Small Width, Low Distortions: Quantized Random Embeddings of Low-complexity Sets

IEEE Transactions on Information Theory

Abstract: Under which conditions and with which distortions can we preserve the pairwise-distances of low-complexity vectors, e.g., for structured sets such as the set of sparse vectors or the one of low-rank matrices, when these are mapped in a finite set of vectors? This work addresses this general question through the specific use of a quantized and dithered random linear mapping which combines, in the following order, a sub-Gaussian random projection in \(\mathbb R^M\) of vectors in \(\mathbb R^N\), a random translation, or “dither”, of the projected vectors and a uniform scalar quantizer of resolution \(\delta>0\) applied componentwise.

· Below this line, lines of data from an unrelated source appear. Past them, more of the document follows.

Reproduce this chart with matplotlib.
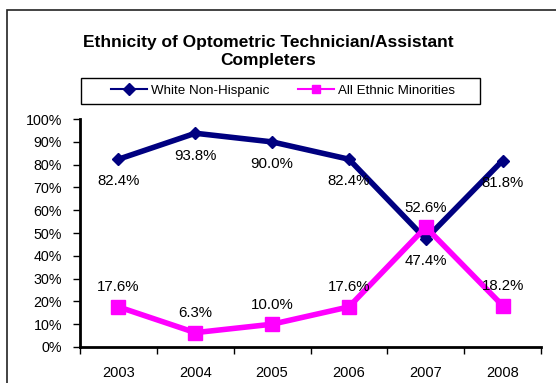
import matplotlib.pyplot as plt
from matplotlib.patches import Rectangle

plt.rcParams['font.family'] = ['Liberation Sans', 'DejaVu Sans']

years = ['2003', '2004', '2005', '2006', '2007', '2008']
white = [82.4, 93.8, 90.0, 82.4, 47.4, 81.8]
minorities = [17.6, 6.3, 10.0, 17.6, 52.6, 18.2]

fig = plt.figure(figsize=(5.56, 3.83), dpi=100)
ax = fig.add_axes([0.144, 0.094, 0.829, 0.595])

# outer chart frame (cropped at right/bottom)
fig.patches.append(Rectangle((7 / 556, -0.1), 1.2, 1 - 10 / 383 + 0.1,
                             transform=fig.transFigure, fill=False,
                             edgecolor='#222222', linewidth=1.2))

x = list(range(len(years)))
ax.plot(x, white, color='#000080', linewidth=4, marker='D', markersize=6,
        label='White Non-Hispanic')
ax.plot(x, minorities, color='#FF00FF', linewidth=4, marker='s', markersize=10,
        label='All Ethnic Minorities')

for i, v in enumerate(white):
    ax.annotate(f'{v:.1f}%', (i, v), xytext=(0, -11), textcoords='offset points',
                ha='center', va='top', fontsize=10.8)
for i, v in enumerate(minorities):
    ax.annotate(f'{v:.1f}%', (i, v), xytext=(0, 9), textcoords='offset points',
                ha='center', va='bottom', fontsize=10.8)

ax.set_xlim(-0.5, len(years) - 0.5)
ax.set_ylim(0, 100)
ax.set_yticks(range(0, 101, 10))
ax.set_yticklabels([f'{t}%' for t in range(0, 101, 10)], fontsize=10.3)
ax.set_xticks(x)
ax.set_xticklabels(years, fontsize=10.5)
ax.set_xticks([i - 0.5 for i in range(len(years) + 1)], minor=True)
ax.tick_params(axis='x', which='major', length=0, pad=14)
ax.tick_params(axis='x', which='minor', length=5, width=1, direction='out')
ax.tick_params(axis='y', length=5, width=1, direction='out', pad=8)
for s in ['top', 'right']:
    ax.spines[s].set_visible(False)
for s in ['left', 'bottom']:
    ax.spines[s].set_linewidth(2)

fig.text(268 / 556, 1 - 52 / 383, 'Ethnicity of Optometric Technician/Assistant\nCompleters',
         ha='center', va='center', fontsize=12.5, fontweight='bold', linespacing=1.25)

# legend box drawn separately to match the wide padded frame
fig.patches.append(Rectangle((81 / 556, 1 - 104 / 383), 399 / 556, 26 / 383,
                             transform=fig.transFigure, fill=False,
                             edgecolor='black', linewidth=1))
leg = fig.legend(loc='center', bbox_to_anchor=(283 / 556, 1 - 91 / 383), ncol=2,
                 fontsize=9.6, frameon=False,
                 handlelength=2.7, columnspacing=2.2, borderpad=0.2, handletextpad=0.25)
for h in leg.legend_handles:
    h.set_linewidth(1.5)
    h.set_markersize(6)

fig.savefig('out.png', dpi=100)
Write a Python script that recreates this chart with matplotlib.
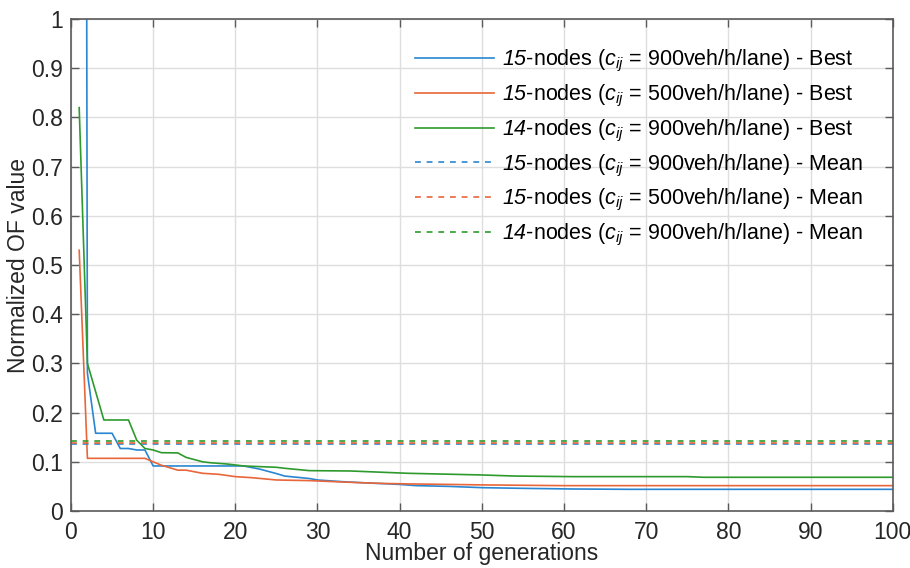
import matplotlib
matplotlib.use('Agg')
import matplotlib.pyplot as plt
from matplotlib.ticker import FormatStrFormatter

plt.rcParams['font.family'] = ['Liberation Sans', 'DejaVu Sans']
plt.rcParams['mathtext.fontset'] = 'custom'
plt.rcParams['mathtext.rm'] = 'Liberation Sans'
plt.rcParams['mathtext.it'] = 'Liberation Sans:italic'
plt.rcParams['mathtext.sf'] = 'Liberation Sans:italic'   # used for the italic node count
plt.rcParams['font.size'] = 15

# best value per generation
gen_blue = [1, 2, 3, 5, 6, 7, 8, 9, 10, 21, 23, 25, 26, 29, 30, 33, 36, 40, 42, 46, 50, 55, 61, 68, 100]
best_blue = [9.0, 0.28, 0.158, 0.158, 0.127, 0.127, 0.124, 0.124, 0.0915, 0.0915, 0.085, 0.076, 0.071,
             0.066, 0.063, 0.0596, 0.057, 0.054, 0.0515, 0.050, 0.0474, 0.046, 0.0447, 0.044, 0.044]

gen_orange = [1, 2, 9, 10, 11, 13, 14, 16, 18, 20, 22, 25, 29, 32, 35, 38, 41, 46, 50, 60, 100]
best_orange = [0.53, 0.107, 0.107, 0.100, 0.093, 0.083, 0.083, 0.0766, 0.0745, 0.0698, 0.0677, 0.063,
               0.0617, 0.0596, 0.0576, 0.056, 0.055, 0.054, 0.053, 0.0515, 0.0515]

gen_green = [1, 2, 4, 7, 8, 9, 10, 11, 13, 14, 16, 17, 19, 21, 25, 26, 29, 34, 41, 50, 54, 61, 75, 77, 100]
best_green = [0.82, 0.300, 0.185, 0.185, 0.144, 0.127, 0.124, 0.1185, 0.118, 0.109, 0.100, 0.098, 0.0955,
              0.0915, 0.0888, 0.0868, 0.082, 0.0813, 0.0766, 0.0732, 0.071, 0.0698, 0.0698, 0.0685, 0.0685]

# mean values (horizontal)
gen_mean = [0, 100]
mean_blue = 0.1355
mean_orange = 0.138
mean_green = 0.1417

labels = [
    r'$\mathsf{15}$-nodes ($c_{ij}$ = 900veh/h/lane) - Best',
    r'$\mathsf{15}$-nodes ($c_{ij}$ = 500veh/h/lane) - Best',
    r'$\mathsf{14}$-nodes ($c_{ij}$ = 900veh/h/lane) - Best',
    r'$\mathsf{15}$-nodes ($c_{ij}$ = 900veh/h/lane) - Mean',
    r'$\mathsf{15}$-nodes ($c_{ij}$ = 500veh/h/lane) - Mean',
    r'$\mathsf{14}$-nodes ($c_{ij}$ = 900veh/h/lane) - Mean',
]

c_blue = '#2a86d1'
c_orange = '#e8663a'
c_green = '#2e9a2e'

fig = plt.figure(figsize=(9.1, 5.68), dpi=100)
ax = fig.add_axes([0.078, 0.1004, 0.903, 0.866])

lw = 1.2
ax.plot(gen_blue, best_blue, color=c_blue, lw=lw, label=labels[0])
ax.plot(gen_orange, best_orange, color=c_orange, lw=lw, label=labels[1])
ax.plot(gen_green, best_green, color=c_green, lw=lw, label=labels[2])
ax.plot(gen_mean, [mean_blue] * 2, '--', color=c_blue, lw=lw, dashes=(3.5, 3.5), label=labels[3])
ax.plot(gen_mean, [mean_orange] * 2, '--', color=c_orange, lw=lw, dashes=(3.5, 3.5), label=labels[4])
ax.plot(gen_mean, [mean_green] * 2, '--', color=c_green, lw=lw, dashes=(3.5, 3.5), label=labels[5])

ax.set_xlim(0, 100)
ax.set_ylim(0, 1)
ax.set_xticks(range(0, 101, 10))
ax.set_yticks([i / 10 for i in range(11)])
ax.yaxis.set_major_formatter(FormatStrFormatter('%g'))
ax.grid(True, color='#dedede', lw=1.0)
ax.set_axisbelow(True)
for s in ax.spines.values():
    s.set_color('#5a5a5a')
    s.set_linewidth(1.2)
ax.tick_params(direction='in', length=6, width=1.0, color='#5a5a5a', labelcolor='#262626',
               top=True, right=True, labelsize=16.5)
ax.tick_params(axis='x', pad=7)
ax.tick_params(axis='y', pad=6)

ax.set_xlabel('Number of generations', fontsize=16.5, color='#262626')
ax.set_ylabel('Normalized OF value', fontsize=16.5, color='#262626')
ax.xaxis.set_label_coords(0.5, -0.064)
ax.yaxis.set_label_coords(-0.05, 0.5)

ax.legend(loc='upper left', bbox_to_anchor=(0.456, 0.915), bbox_transform=fig.transFigure,
          frameon=False, borderaxespad=0, borderpad=0, handlelength=3.67, handletextpad=0.37,
          labelspacing=0.40, fontsize=15.5)

fig.savefig('out.png', dpi=100)
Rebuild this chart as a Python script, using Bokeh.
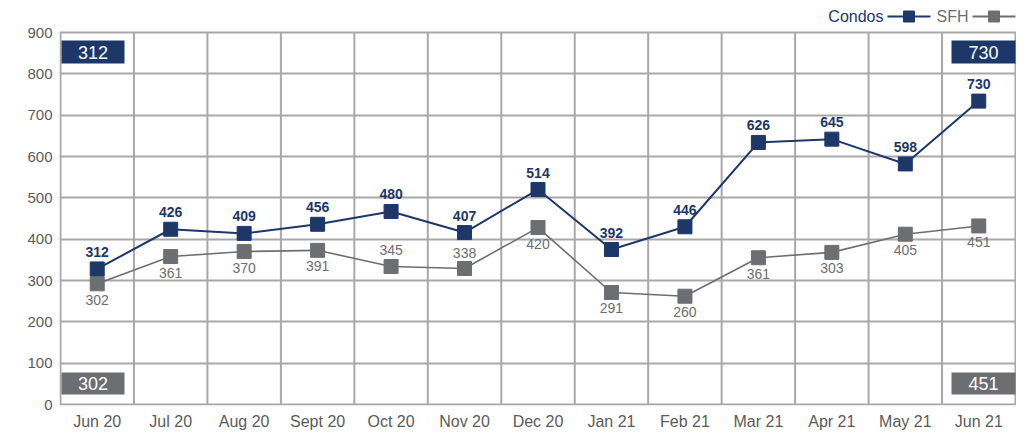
from bokeh.plotting import figure
from bokeh.models import (Range1d, FixedTicker, BoxAnnotation, Label,
                          ColumnDataSource)
from bokeh.embed import file_html
from bokeh.resources import INLINE

months = ["Jun 20", "Jul 20", "Aug 20", "Sept 20", "Oct 20", "Nov 20", "Dec 20",
          "Jan 21", "Feb 21", "Mar 21", "Apr 21", "May 21", "Jun 21"]
condos = [328, 424, 414, 436, 467, 416, 520, 375, 430, 634, 642, 582, 734]
sfh = [292, 358, 370, 373, 334, 329, 428, 271, 262, 355, 368, 412, 432]
condo_labels = ["312", "426", "409", "456", "480", "407", "514", "392", "446",
                "626", "645", "598", "730"]
sfh_labels = ["302", "361", "370", "391", "345", "338", "420", "291", "260",
              "361", "303", "405", "451"]
sfh_label_above = [False, False, False, False, True, True, False, False, False,
                   False, False, False, False]
y_ticks = [0, 100, 200, 300, 400, 500, 600, 700, 800, 900]
condo_first, condo_last = "312", "730"
sfh_first, sfh_last = "302", "451"
series_names = ["Condos", "SFH"]

NAVY = "#1d3868"
GREY = "#6d6e71"
GRID = "#a8a8a8"
TICK = "#5a5b5d"
FONT = "Liberation Sans"

n = len(months)
xs = [i + 0.5 for i in range(n)]
y_max = y_ticks[-1]
# frame spans page y 0..405; value 0 at 404, value 900 at 32
ppu = 372 / y_max
y_top = y_max + 32 / ppu
y_bot = -1 / ppu
x_pad = 0.0136
x_ppu = 957 / (n + 2 * x_pad)


def px_x(px):   # page pixel -> data x (frame left at page 59)
    return (px - 59) / x_ppu - x_pad


def px_y(py):   # page pixel -> data y
    return (404 - py) / ppu


src = ColumnDataSource(dict(
    x=xs, condos=condos, sfh=sfh, clab=condo_labels, slab=sfh_labels,
    soff=[-16 if a else 16 for a in sfh_label_above],
))

p = figure(width=1016, height=432, output_backend="svg", toolbar_location=None,
           x_range=Range1d(-x_pad, n + x_pad), y_range=Range1d(y_bot, y_top),
           min_border_left=59, min_border_right=0, min_border_top=0,
           min_border_bottom=27)
p.outline_line_color = None
p.background_fill_color = "white"
p.border_fill_color = "white"

# grid: horizontal lines across, vertical lines between months up to 900
p.xgrid.visible = False
p.ygrid.ticker = FixedTicker(ticks=y_ticks)
p.ygrid.grid_line_color = GRID
p.ygrid.grid_line_width = 2
bounds = list(range(n + 1))
p.segment(x0=bounds, y0=[0] * len(bounds), x1=bounds, y1=[y_max] * len(bounds),
          line_color=GRID, line_width=2)

p.xaxis.ticker = FixedTicker(ticks=xs)
p.xaxis.major_label_overrides = {x: m for x, m in zip(xs, months)}
p.yaxis.ticker = FixedTicker(ticks=y_ticks)
for ax in (p.xaxis, p.yaxis):
    ax.axis_line_color = None
    ax.major_tick_line_color = None
    ax.minor_tick_line_color = None
    ax.major_tick_out = 0
    ax.major_tick_in = 0
    ax.minor_tick_out = 0
    ax.major_label_text_color = TICK
    ax.major_label_text_font = FONT
p.xaxis.major_label_text_font_size = "16px"
p.yaxis.major_label_text_font_size = "15px"
p.xaxis.major_label_standoff = 7
p.yaxis.major_label_standoff = 7

# corner boxes
boxes = [
    (px_x(61), px_x(124), px_y(40), px_y(63), NAVY, condo_first),
    (px_x(951), px_x(1015), px_y(40), px_y(63), NAVY, condo_last),
    (px_x(61), px_x(124), px_y(372), px_y(394), GREY, sfh_first),
    (px_x(951), px_x(1015), px_y(372), px_y(394), GREY, sfh_last),
]
for l, r, t, b, c, txt in boxes:
    p.add_layout(BoxAnnotation(left=l, right=r, top=t, bottom=b, fill_color=c,
                               fill_alpha=1, line_color=None))
    p.add_layout(Label(x=(l + r) / 2, y=(t + b) / 2, text=txt,
                       text_color="white", text_font=FONT,
                       text_font_size="18px", text_align="center",
                       text_baseline="middle"))

# series
p.line("x", "sfh", source=src, line_color=GREY, line_width=1.6)
p.scatter("x", "sfh", source=src, marker="square", size=14,
          fill_color=GREY, line_color=GREY)
p.line("x", "condos", source=src, line_color=NAVY, line_width=2)
p.scatter("x", "condos", source=src, marker="square", size=14,
          fill_color=NAVY, line_color=NAVY)

p.text("x", "condos", text="clab", source=src, y_offset=-17,
       text_color=NAVY, text_font_size="14px", text_font={"value": FONT},
       text_font_style="bold", text_align="center", text_baseline="middle")
p.text("x", "sfh", text="slab", source=src, y_offset="soff",
       text_color=GREY, text_font_size="14px", text_font={"value": FONT},
       text_align="center", text_baseline="middle")

# legend: name text followed by line+square key, in top strip
ly = px_y(16)
for name, col, text_right, k0, k1 in ((series_names[0], NAVY, 883, 887, 930),
                                      (series_names[1], GREY, 968, 972, 1015)):
    p.text(x=[px_x(text_right)], y=[ly], text=[name], text_color=col,
           text_font={"value": FONT}, text_font_size="16px",
           text_align="right", text_baseline="middle")
    p.line(x=[px_x(k0), px_x(k1)], y=[ly, ly], line_color=col, line_width=2)
    p.scatter(x=[px_x((k0 + k1) / 2)], y=[ly], marker="square", size=11,
              fill_color=col, line_color=col)

open("out.html", "w").write(file_html(p, INLINE))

Thanks to this quantized mapping we are first able to show that, with high probability, an embedding of a bounded set \(\mathcal K \subset \mathbb R^N\) in \(\delta \mathbb Z^M\) can be achieved when distances in the quantized and in the original domains are measured with the \(\ell_1\)- and \(\ell_2\)-norm, respectively, and provided the number of quantized observations \(M\) is large before the square of the “Gaussian mean width” of \(\mathcal K\). In this case, we show that the embedding is actually “quasi-isometric” and only suffers of both multiplicative and additive distortions whose magnitudes decrease as \(M^{-1/5}\) for general sets, and as \(M^{-1/2}\) for structured set, when \(M\) increases. Second, when one is only interested in characterizing the maximal distance separating two elements of \(\mathcal K\) mapped to the same quantized vector, i.e., the “consistency width” of the mapping, we show that for a similar number of measurements and with high probability this width decays as \(M^{-1/4}\) for general sets and as \(1/M\) for structured ones when \(M\) increases. Finally, as an important aspect of our work, we also establish how the non-Gaussianity of the mapping impacts the class of vectors that can be embedded or whose consistency width provably decays when \(M\) increases.